Bed-Stuy – buy or die?
As I approached the corner of Throop Avenue and Van Buren Street in early summer 2013, I couldn’t help but notice the giant “Murder — $50,000 Reward” sign that loomed over the intersection, emblazoned with the photo of a dead businessman. The New York City neighborhood of Bedford-Stuyvesant, I’d heard, was still a little “rough,” but the sign was unlike anything I’d seen outside of Wild West movies. Almost comically, the image was plastered with a blood-red ‘Solved’ caption, as though calling out a fatuous warning: attention, would-be Bed-Stuy murderers — you might, eventually, be caught.
Walking down Van Buren Street I passed a high, metal wall topped with barbed wire.
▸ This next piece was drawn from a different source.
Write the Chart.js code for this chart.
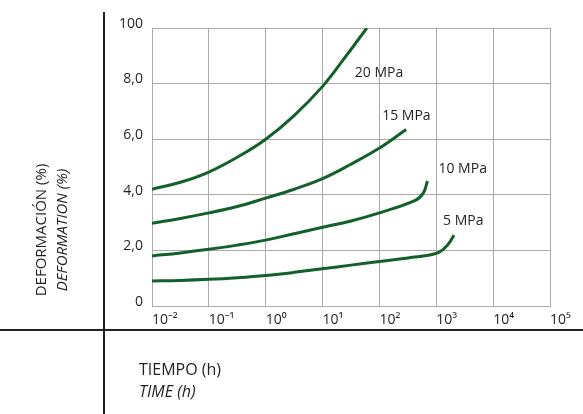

The wall hid several dogs with big barks and cast a film noir-like glow over the entire block. Next to this mystery lot, I quickly realized, was my potential new home. As I toed my sandal against the pavement and wondered what to do, I saw that on the street out front kids were playing basketball in a normal, very human-like way that I hadn’t seen kids do since I’d moved to Manhattan three years prior. They bounced and passed the ball and didn’t appear to be spoiled or neurotic; they even cast smiles my way as I watched. A couple of women standing outside my new building, a five story walk up, greeted me with open faces and hellos. When I decided at last to go inside, they held the door open.